The Impact of Consumer Commit Timing
The point at which a consumer commits offsets is directly connected to the risk of loss and duplication. Offsets mark the group’s read position, so committing before processing risks loss, while committing after processing risks duplicates.
props.put(ConsumerConfig.ENABLE_AUTO_COMMIT_CONFIG, "false");
while (true) {
ConsumerRecords<String, String> records = consumer.poll(Duration.ofMillis(500));
for (ConsumerRecord<String, String> record : records) {
processPayment(record); // Business processing
}
consumer.commitSync(); // Manual commit after processing completes
}
This commit-after-processing pattern is the typical at-least-once structure.
If processPayment() succeeds but the process dies right before commitSync(), the same record is read again.
That is why this pattern is common and practical, but it still requires idempotent business logic.
Atomic Processing with Transactions
Exactly-once requires more than producer idempotence. The consumer’s read position and the write result in the output topic must be part of the same atomic scope.
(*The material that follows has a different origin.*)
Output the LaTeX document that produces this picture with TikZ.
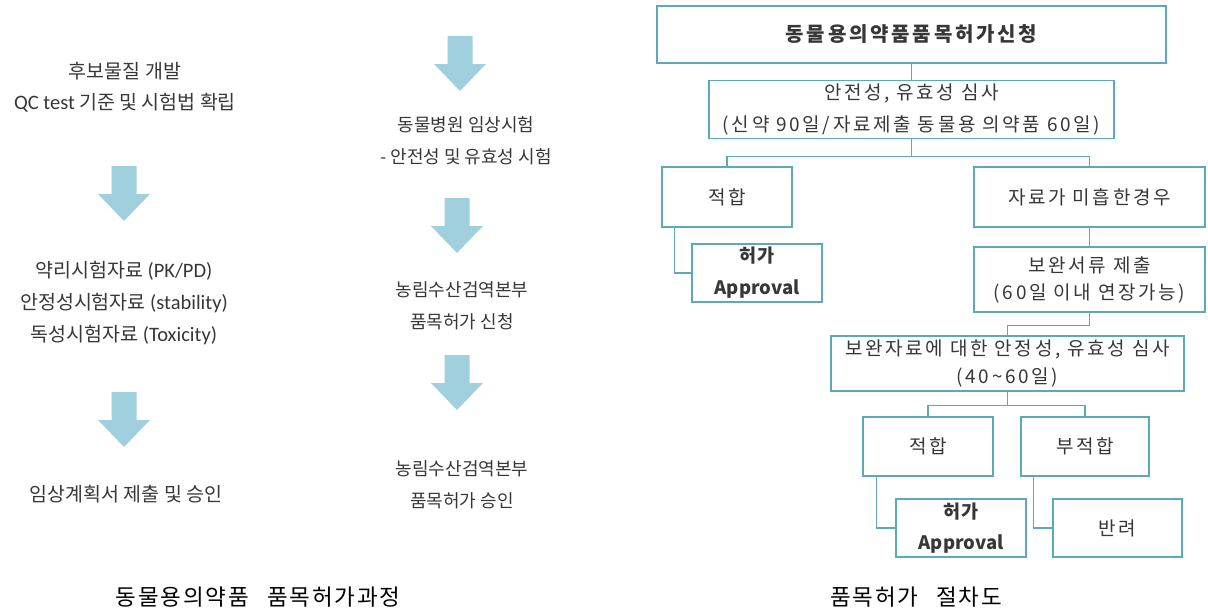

Kafka supports this by combining a transactional producer with offset commits inside the transaction.
// The example below is simplified to explain the flow.
producerProps.put(ProducerConfig.TRANSACTIONAL_ID_CONFIG, "payment-tx-01");
consumerProps.put(ConsumerConfig.ISOLATION_LEVEL_CONFIG, "read_committed");
producer.initTransactions();
while (true) {
ConsumerRecords<String, String> records = consumer.poll(Duration.ofMillis(500));
producer.beginTransaction();
try {
for (ConsumerRecord<String, String> record : records) {
String result = transform(record.value());
producer.send(new ProducerRecord<>("output-topic", record.key(), result));
}
// Bind output-topic writes and offset commits to the same transaction
producer.sendOffsetsToTransaction(currentOffsets, consumer.groupMetadata());
producer.commitTransaction();
} catch (Exception e) {
producer.abortTransaction();
}
}
This structure binds output writes and offset commits to the same atomic scope so that failures roll both back together.
That avoids the partial-success state where one side succeeds and the other fails.
Here, transactional.id identifies unfinished transactions from earlier producer instances after restart, so each instance needs its own stable identifier.
In production code, fatal exceptions such as ProducerFencedException usually need separate handling that closes the current producer.
For that reason, it is safer not to copy a pattern that catches every exception and only calls abortTransaction().
How read_committed Consumers Behave
When the system uses transactions, exactly-once breaks if consumers do not set read_committed, because they can still read data from aborted transactions.
props.put(ConsumerConfig.ISOLATION_LEVEL_CONFIG, "read_committed");
read_committed also affects read timing. Records behind an unfinished transaction are returned only up to the Last Stable Offset (LSO), so even when data exists in the partition, it may not appear in poll() results immediately.
Kafka’s internal exactly-once mechanism does not automatically extend to external stores such as RDBMS or NoSQL systems. If the consumer writes to a database, the result store itself still needs business-level idempotency, for example with a unique key, or a more careful design that manages state inside Kafka transactions.